As it turns out, Patrick was probably Welsh. He was taken prisoner as a very young man but escaped and came to Ireland to spread Christianity. Ireland's true patron saint should have been Brigit, aka Brigit of Kildare. She founded a monastery there (much of which still stands), and worked beside Patrick and guides him around parts of Ireland where they both spread the word of God.


Ireland has THREE patron saints -- Patrick, Brigit, and Columcille, all of whom are interred in Downpatrick. County Down.

Coat of arms of Ireland.svgGreen...everyone's wearing green on St Patrick's Day. But did you know that green is NOT the national color of Ireland? The official color is *blue*.

Here's the official Irish Coat of Arms which appears on all Irish government documents.

Swilling Guinness...These days, St Patrick's Day isn't complete without a pint or three of the black stuff. But did you know, that as a holy day, St Patrick's Day was originally dry? Just like Good Friday and Christmas.

St Patrick's Day was originally a holy day, where people visited churches for masses and prayers. Today's famous parades held all over the world are an American invention, boosted by the Irish expats as a way to remember the auld sod.

This practice dates back to the very first St Patrick's Day Parade in 1732 in Boston, then again in New York City by a growing Irish population nearly 30 years later, in 1762.

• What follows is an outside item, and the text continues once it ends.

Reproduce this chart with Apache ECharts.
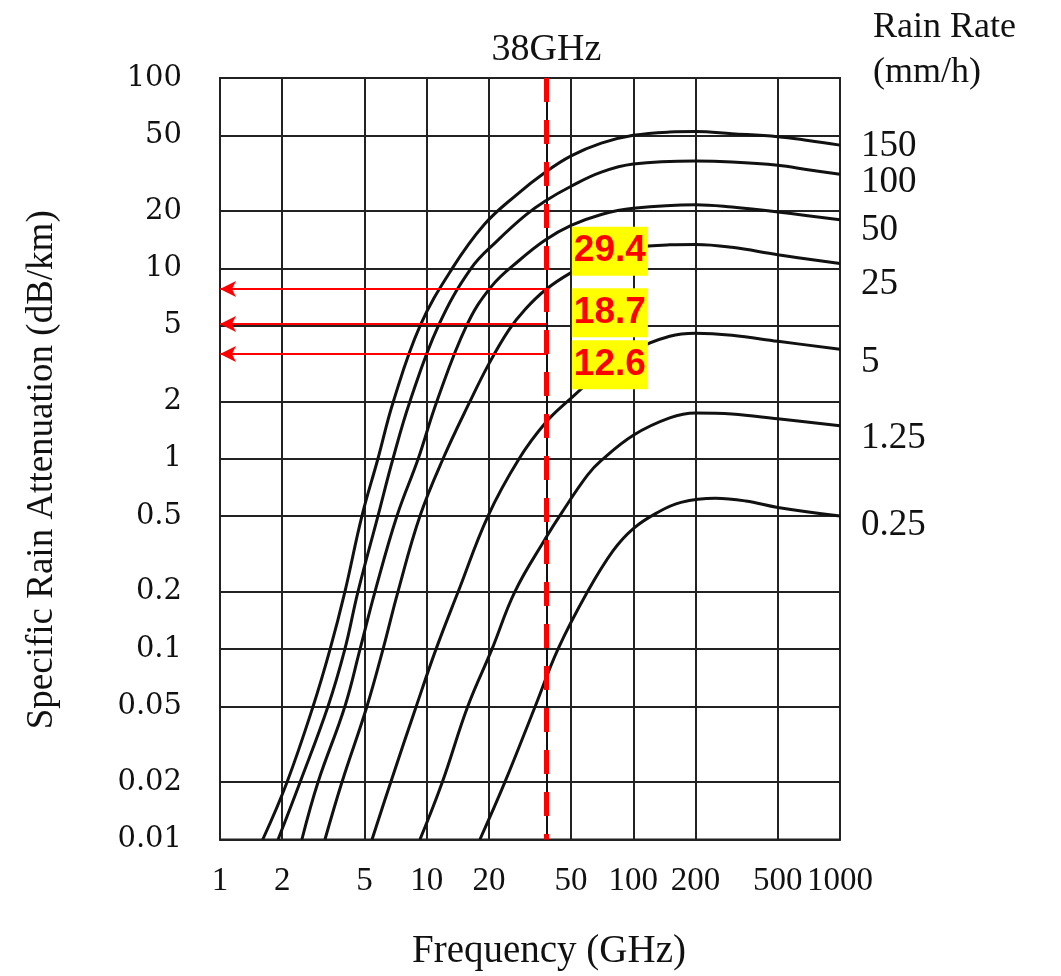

Ireland started hosting parades for American tourists who started coming to Ireland on holidays around the 1970s, and festivities grew exponentially to what we see today, with city center Dublin closed for several days around the 17th, including street entertainment, food, music, carnival rides, and throngs of people gathering from all over the world. And of course, the massive parade on the 17th.

Did Patrick banish snakes from Ireland? Well, it depends on your interpretation of 'snakes.' Ireland has never had those cute little slithery creatures called snakes. It's simply too cold, and they never made it over the ice bridge before the thaw. While there are domestic snakes today, which have been brought in through pet stores, Ireland has never had a native population of wild snake.

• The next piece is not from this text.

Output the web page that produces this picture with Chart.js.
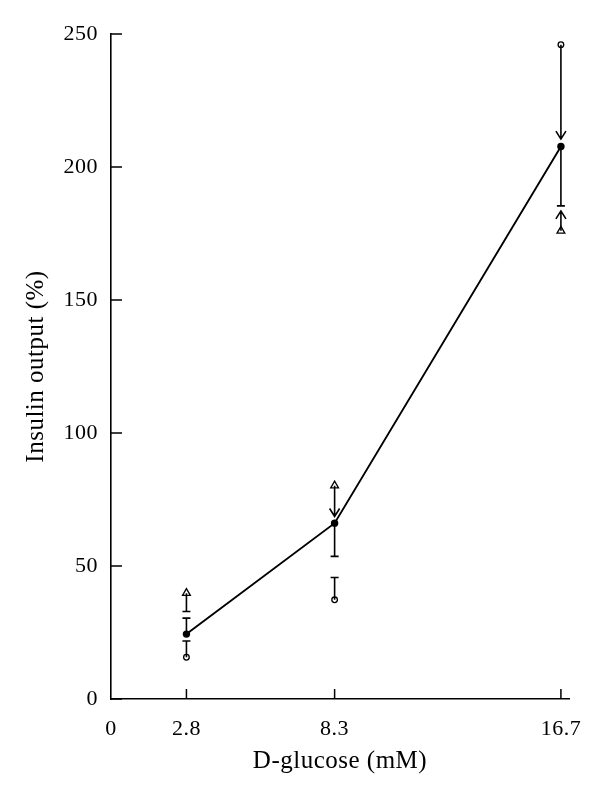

However, if you consider the word 'snake' can also mean someone or something you consider honest and sincere but is really lying or is a scam, then it could be interpreted that Patrick banished Paganism from Ireland when he converted Pagans to Christianity, saying their faith was a lie.

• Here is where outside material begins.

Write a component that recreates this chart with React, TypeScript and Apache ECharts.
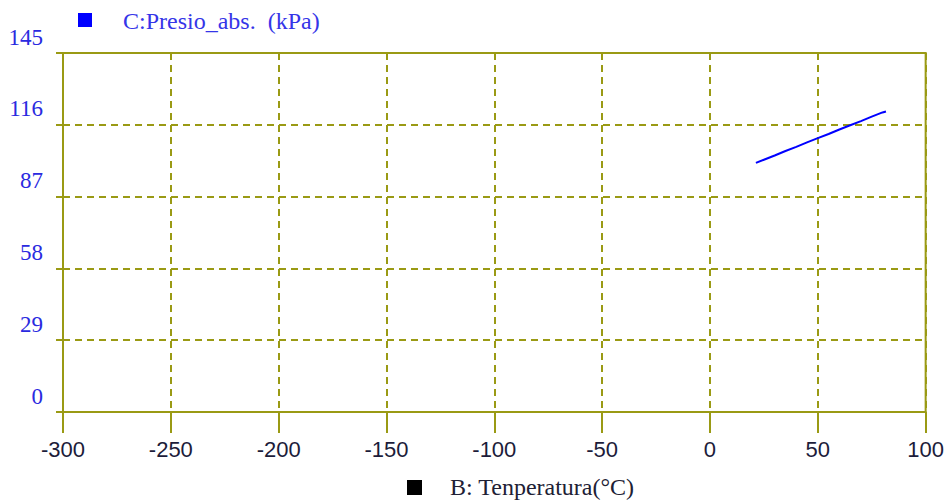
import React, { useEffect, useRef } from "react";
import * as echarts from "echarts";

const temperatures = [21.3, 25, 30, 35, 40, 45, 50, 55, 60, 65, 70, 75, 80, 81.6];
const pressures = [100.6, 101.9, 103.6, 105.4, 107.1, 108.9, 110.6, 112.3, 114.1, 115.8, 117.5, 119.3, 121.0, 121.4];
const yTicks = [0, 29, 58, 87, 116, 145];
const xRange = [-300, 100];
const seriesName = "C:Presio_abs.  (kPa)";
const xName = "B: Tenperatura(°C)";

const OLIVE = "#9a9a14";

export default function App() {
  const ref = useRef<HTMLDivElement>(null);
  useEffect(() => {
    if (!ref.current) return;
    const chart = echarts.init(ref.current, null, { renderer: "svg" });
    chart.setOption({
      animation: false,
      backgroundColor: "#ffffff",
      grid: {
        left: 63,
        right: 20,
        top: 53,
        bottom: 88,
        show: true,
        borderColor: OLIVE,
        borderWidth: 2,
        backgroundColor: "transparent",
      },
      xAxis: {
        type: "value",
        min: xRange[0],
        max: xRange[1],
        interval: 50,
        axisLine: { show: true, onZero: false, lineStyle: { color: OLIVE, width: 2 } },
        axisTick: { show: true, length: 21, lineStyle: { color: OLIVE, width: 2 } },
        splitLine: { show: true, lineStyle: { color: OLIVE, width: 2, type: [7, 5] } },
        axisLabel: {
          margin: 26,
          color: "#1c1c3a",
          fontFamily: "Liberation Sans",
          fontSize: 22,
        },
      },
      yAxis: {
        type: "value",
        min: yTicks[0],
        max: yTicks[yTicks.length - 1],
        interval: 29,
        axisLine: { show: true, onZero: false, lineStyle: { color: OLIVE, width: 2 } },
        axisTick: { show: true, length: 7, lineStyle: { color: OLIVE, width: 2 } },
        splitLine: { show: true, lineStyle: { color: OLIVE, width: 2, type: [7, 5] } },
        axisLabel: {
          margin: 20,
          color: "#2a2ae0",
          fontFamily: "Liberation Serif",
          fontSize: 23,
          verticalAlign: "bottom",
          lineHeight: 32,
        },
      },
      series: [
        {
          name: seriesName,
          type: "line",
          data: temperatures.map((t, i) => [t, pressures[i]]),
          showSymbol: false,
          lineStyle: { color: "#0000ff", width: 2 },
          itemStyle: { color: "#0000ff" },
        },
      ],
      graphic: [
        { type: "rect", shape: { x: 78, y: 13, width: 14, height: 14 }, style: { fill: "#0000ff" } },
        {
          type: "text",
          x: 123,
          y: 21,
          style: {
            text: seriesName,
            fill: "#3535e8",
            font: "24px 'Liberation Serif'",
            verticalAlign: "middle",
          },
        },
        { type: "rect", shape: { x: 407, y: 480, width: 15, height: 15 }, style: { fill: "#000000" } },
        {
          type: "text",
          x: 450,
          y: 487,
          style: {
            text: xName,
            fill: "#202034",
            font: "24px 'Liberation Serif'",
            verticalAlign: "middle",
          },
        },
      ],
    });
    return () => chart.dispose();
  }, []);
  return <div ref={ref} style={{ width: 947, height: 500, position: "absolute", left: 0, top: 0 }} />;
}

How did he do that? With the shamrock, of course. The shamrock is recognized as a holy plant in Ireland because Patrick used it to explain the Holy Trinity to those he sought to convert, each leaf representing the Father, the Son and the Holy Ghost.

Note: It was *St Nicholas* who created the Holy Trinity! Patrick just used the shamrock to explain it to the old Irish, and probably telling them that if the Holy Trinity wasn't in Ireland, why were their blankets of these special plants all over Ireland? Great marketing!


Ireland tries creating the festival so many have come to expect. This includes offering green lager in the pubs, selling green souvenirs, and dying the River Liffey green. However, the year they tried this, officials got the tide wrong and ended up dying Dublin Bay!

There are loads of facts and traditions associated with St Patrick and the 17th of March. One I bet you didn't know is credited to farmers. They aim to have their seed potatoes in the ground before St Patrick's Day. It's kind of superstitious that if they're not in the ground by the 17th, St Patrick won't bless the planting for a healthy crop, which in turn means a prosperous year.

So whatever you're doing to celebrated St Patrick's Day where you are, don't forget to put a few potato eyes into the ground, or even a big pot of dirt, if you want St Patrick to bless your year. And if you keep them watered, you may just have a few spuds for your dinner table in a few months!